In the C.S. Lewis novel 'Til We Have Faces, the main character, Orual, has taken mental notes throughout her life, carefully building what she refers to as her "case" against the gods. Finally choosing to put her case in writing, she meticulously describes each instance where she has been wronged. It is only after Orual has finished writing that she soberly recognizes her great mistake. She now sees the importance of uttering the speech at the center of one's soul, for to have heard herself making the complaint was to be answered. She profoundly observes that the gods used her own pen to probe the wounds. With sharpened insight Orual explains, "'Til the words can be dug out of us, why should [the gods] hear the babble that we think we mean? How can they meet us face to face 'til we have faces?"


Never has a book cut open my heart and laid it before me so plainly. It was simultaneously the moment I realized how distant I had become from God and how near to me He had been all along. I had spent a lifetime subconsciously compiling my case against Him. Through these more turbulent years en route to faith and belief in Christ, I stood armed with my diary of questions, taking more a stance of interrogator than glad follower. Some of my questions were milder interrogations than others; in fact, some even embodied the possibility of exoneration. But the telling detail in this perspective was that I saw myself as the one holding the judge's gavel, while God was the one on trial.


I vividly recall the first time I realized the barrage of questions I was prepared to ask. It was not long before I would come across the pages of the book that brought me to surrender the gavel. I was reading the last chapter in the Gospel of John.


In that scene, the disciples were fishing when Jesus appeared on the shoreline; this, just days after they had watched in horror as he was crucified on the Cross. No doubt with heightened anticipation, the disciples quickly drew in their nets and rushed to the shore where Jesus was preparing breakfast at the fire. John's description places us aside a group of expectant fishermen. With bated breath we wait to hear how the silence will be broken. And then John writes, "None of the disciples dared to ask, 'Who are you?' For they knew it was the savior" (John 21:12).


It was the word "dare" that got under my skin. It completely upset me that none of them dared to ask. They had every reason to ask questions. Where did you go? How are you here? Why did you have to die? That the disciples were not full of questions seemed to me remarkably unnatural. It did not take me long to realize that I was bothered by their lack of asking specifically because I did dare to ask.


The frenzied, almost illegible words in my journal still remind me how frustrated I was at that moment. In words more fired onto the page than composed, I asked everything I had ever wanted to ask. Two weeks later, I picked up a copy of 'Til We Have Faces and was overcome with the absurdity of my "case"—even as I was overcome with the certainty that I had been heard.

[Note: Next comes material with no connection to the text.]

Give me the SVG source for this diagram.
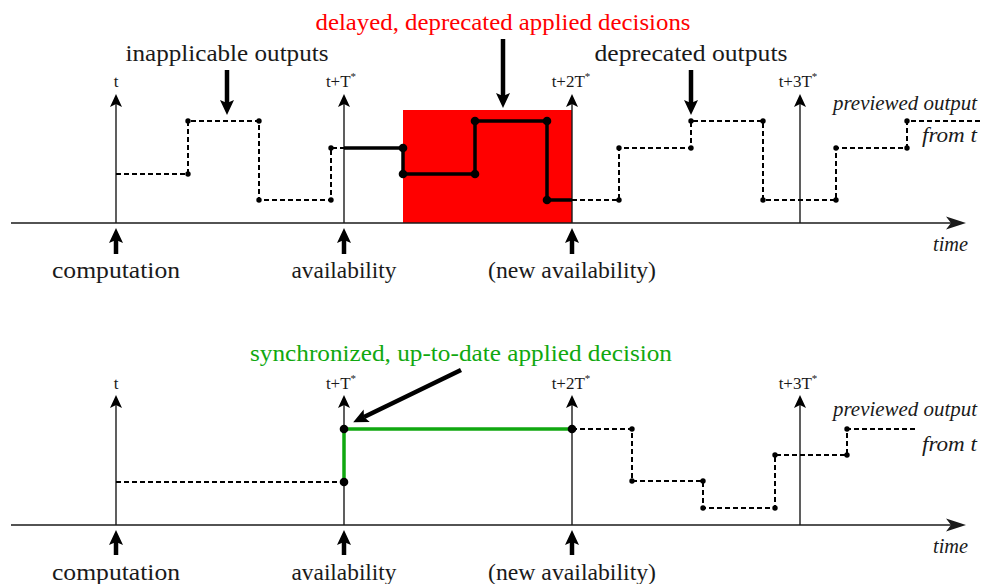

For me, sensing myself far away from God is often riddled with the suspicion that it is his doing, that He has left, and that I have been abandoned. It is interesting how often these feelings coincide with an outburst of honest writing and confession. In such moments I realize, like Orual, the importance of uttering the words at the center of one's soul—if for nothing more than to hear in my own words the illogic of my anger or the intensity and passion I am complaining is absent. To hear myself making the complaint is often to be answered. And repeatedly, these moments of despair and distance become realizations of proximity and awareness of the God who is there. Interestingly, in such moments I don't dare ask who it is. For I know it is the savior.